«Conviértete y cree en el Evangelio», nos dijeron al empezar la Cuaresma. Si queremos ser coherentes con la vida divina que, por el bautismo, Dios ha hecho nacer en nuestras almas, hemos de proseguir el camino normal, la plenitud de la vida cristiana, en que consiste la santidad. La Cuaresma nos brinda la oportunidad de examinar nuestra vida para comprobar si somos fieles a la doctrina y el ejemplo del Maestro, si su imagen se refleja en nuestra conducta.
El fuego del amor de Dios necesita ser alimentado y crecer cada día. «Si alguno quiere venir en pos de mí, niéguese a sí mismo, tome su cruz de cada día y sígame (Lc IX, 23)». La cruz de cada día, no solo en algunos momentos de la semana o en situaciones especiales de un pasajero entusiasmo, sino en toda nuestra actividad diaria profesional o familiar. La conversión es cosa que puede ser obra de un instante, la santificación es tarea, es lucha de toda la vida. Hemos de desear transformarnos de verdad, responsablemente, aprovechando la gracia que el Señor está dispuesto a darnos especialmente en este tiempo cuaresmal. Cristo nos quiere con un cariño inagotable, su ternura por nosotros no cabe en palabras.

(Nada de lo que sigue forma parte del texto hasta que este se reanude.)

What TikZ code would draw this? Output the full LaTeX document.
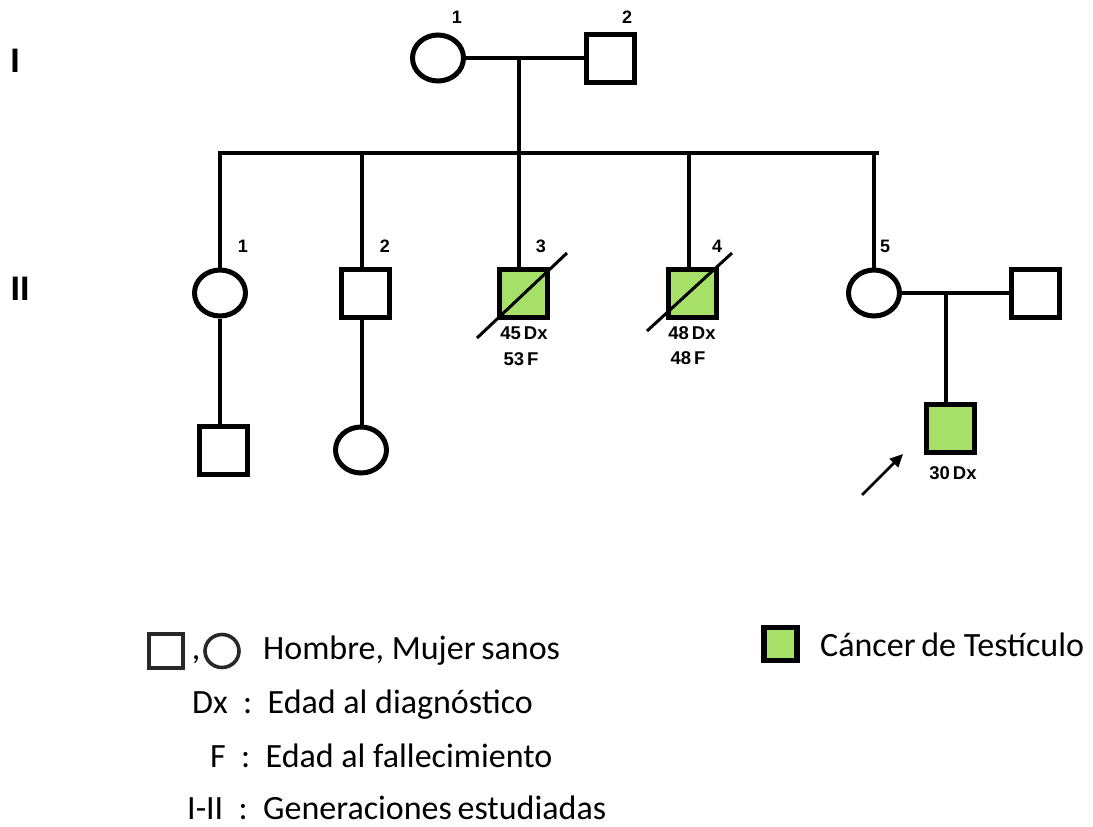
\documentclass[tikz,border=0pt]{standalone}
\usepackage{fontspec}
\setmainfont{Liberation Sans}
\newfontfamily\legfont{Carlito}
\usetikzlibrary{shapes.geometric,arrows.meta}
\definecolor{affected}{RGB}{166,224,104}
\definecolor{legline}{RGB}{40,40,40}
\tikzset{
  male/.style={draw, rectangle, line width=5pt, minimum size=48pt, inner sep=0pt},
  female/.style={draw, ellipse, line width=5pt, minimum width=51pt, minimum height=46pt, inner sep=0pt},
  sick/.style={fill=affected},
  link/.style={line width=3.3pt},
  deceased/.style={line width=3pt},
  idnum/.style={font=\bfseries\fontsize{18}{18}\selectfont, inner sep=0pt},
  age/.style={font=\bfseries\fontsize{18.5}{18.5}\selectfont, inner sep=0pt},
  gen/.style={font=\bfseries\fontsize{34}{34}\selectfont, inner sep=0pt},
  legtext/.style={font=\legfont\fontsize{34}{34}\selectfont, anchor=west, inner sep=0pt},
}
\begin{document}
\begin{tikzpicture}[x=1pt, y=-1pt]
\useasboundingbox (0,0) rectangle (1093,827);

% generation labels
\node[gen] (genI) at (15,61) {I};
\node[gen] (genII) at (20,289) {II};

% generation I
\node[female] (I1) at (438,58) {};
\node[male] (I2) at (610,58) {};
\node[idnum] (nI1) at (457,17) {1};
\node[idnum] (nI2) at (627,17) {2};
\coordinate (m1) at (519,58);
\draw[link] (I1.east) -- (I2.west);

% sibship line
\coordinate (sibL) at (220,153);
\coordinate (sibR) at (879,153);
\draw[link] (m1) -- (m1 |- sibL);
\draw[link] ([xshift=-1.65pt]sibL) -- (sibR);

% generation II
\node[female] (II1) at (220,293) {};
\node[male] (II2) at (365,293) {};
\node[male, sick] (II3) at (523,293) {};
\node[male, sick] (II4) at (692,293) {};
\node[female] (II5) at (874,293) {};
\node[male] (II5s) at (1035,293) {};
\node[idnum] (nII1) at (243,246) {1};
\node[idnum] (nII2) at (385,246) {2};
\node[idnum] (nII3) at (541,246) {3};
\node[idnum] (nII4) at (717,246) {4};
\node[idnum] (nII5) at (885,246) {5};

\coordinate (c1) at (220,153);
\coordinate (c2) at (362,153);
\coordinate (c3) at (519,153);
\coordinate (c4) at (689,153);
\coordinate (c5) at (874,153);
\draw[link] (c1) -- (c1 |- II1.north);
\draw[link] (c2) -- (c2 |- II2.north);
\draw[link] (c3) -- (c3 |- II3.north);
\draw[link] (c4) -- (c4 |- II4.north);
\draw[link] (c5) -- (II5.north);

% deceased marks
\coordinate (d3a) at (477,338);
\coordinate (d3b) at (567,253);
\coordinate (d4a) at (647,331);
\coordinate (d4b) at (732,253);
\draw[deceased] (d3a) -- (d3b);
\draw[deceased] (d4a) -- (d4b);

\node[age] (a3) at (524,333) {45\,Dx};
\node[age] (f3) at (521,359) {53\,F};
\node[age] (a4) at (692,333) {48\,Dx};
\node[age] (f4) at (688,358) {48\,F};

% couple of II-5
\coordinate (m5) at (946,293);
\draw[link] (II5.east) -- (II5s.west);

% generation III
\node[male] (III1) at (223,450) {};
\node[female] (III2) at (361,450) {};
\node[male, sick] (III3) at (950,428) {};
\node[age] (a5) at (953,473) {30\,Dx};
\draw[link] (II1.south -| 220,0) -- (III1.north -| 220,0);
\draw[link] (II2.south -| 362,0) -- (III2.north -| 362,0);
\draw[link] (m5) -- (m5 |- III3.north);

% proband arrow
\coordinate (arrA) at (862,495);
\coordinate (arrB) at (903,454);
\draw[line width=2.6pt, -{Triangle[length=13pt, width=12pt]}] (arrA) -- (arrB);

% legend
\node[draw=legline, rectangle, line width=3.6pt, minimum size=34pt, inner sep=0pt] (lgM) at (166,651) {};
\node[legtext, anchor=center] (lgC) at (196,660) {,};
\node[draw=legline, ellipse, line width=3.6pt, minimum width=34pt, minimum height=33pt, inner sep=0pt] (lgF) at (222,651) {};
\node[legtext] (lgT1) at (263,651) {Hombre, Mujer\,sanos};
\node[legtext] (lgT2) at (192,705) {Dx\ \ :\ \ Edad al diagnóstico};
\node[legtext] (lgT3) at (210,756) {F\ \ :\ \ Edad al fallecimiento};
\node[legtext] (lgT4) at (187,808) {I-II\ \ :\ \ Generaciones\,estudiadas};

\node[draw=black, fill=affected, rectangle, line width=5.5pt, minimum size=33pt, inner sep=0pt] (lgS) at (780.5,644) {};
\node[legtext] (lgT5) at (820,645) {Cáncer\,de Testículo};
\end{tikzpicture}
\end{document}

El Señor que pide que nos convirtamos es nuestro Padre. Si consideramos nuestros pecados, nuestros errores, nuestro egoísmo, nuestra falta de generosidad Él está dispuesto a librarnos de ellos para brindarnos su amistad y su amor. La conciencia de nuestra filiación divina alegra nuestra conversión. Y así, con alegría, ningún día sin cruz. Hay que esforzarse para ser buenos hijos, que vivimos en su casa en medio del mundo, que somos de su familia, que todo lo suyo es nuestro y lo nuestro suyo. Él no se cansa de nuestras infidelidades, perdona cualquier ofensa cuando el hijo se arrepiente y pide perdón. Nuestro Señor es tan padre, que previene nuestros deseos de ser perdonados, y se adelanta abriéndonos los brazos con su gracia.
La vida humana es un constante volver hacia la casa de nuestro Padre, mediante la contrición y la decisión firme de mejorar nuestra vida, que se manifiesta en obras. Volver a la casa del Padre por medio de ese sacramento del perdón en el que, al confesar nuestros pecados, nos revestimos de Cristo y hace que podamos llamarnos, y de ser, verdaderos hijos de Dios.
La Iglesia en salida, sinodalmente, nos recuerda la tarea urgente de estar presentes en medio del mundo, para reconducir a Dios todas las realidades terrenas. Lo cual sólo será posible si nos mantenemos unidos a Cristo mediante la oración y los sacramentos. Como el sarmiento está unido a la vid, así debemos estar nosotros cada día unidos al Señor, para liberar a la creación entera del desorden, restaurando todas las cosas en Cristo, con el divino propósito de unir lo que está roto, de salvar lo que está perdido, de ordenar lo que ha desordenado el hombre pecador, de llevar a su fin lo que se descamina, de restablecer la divina concordia de todo lo creado.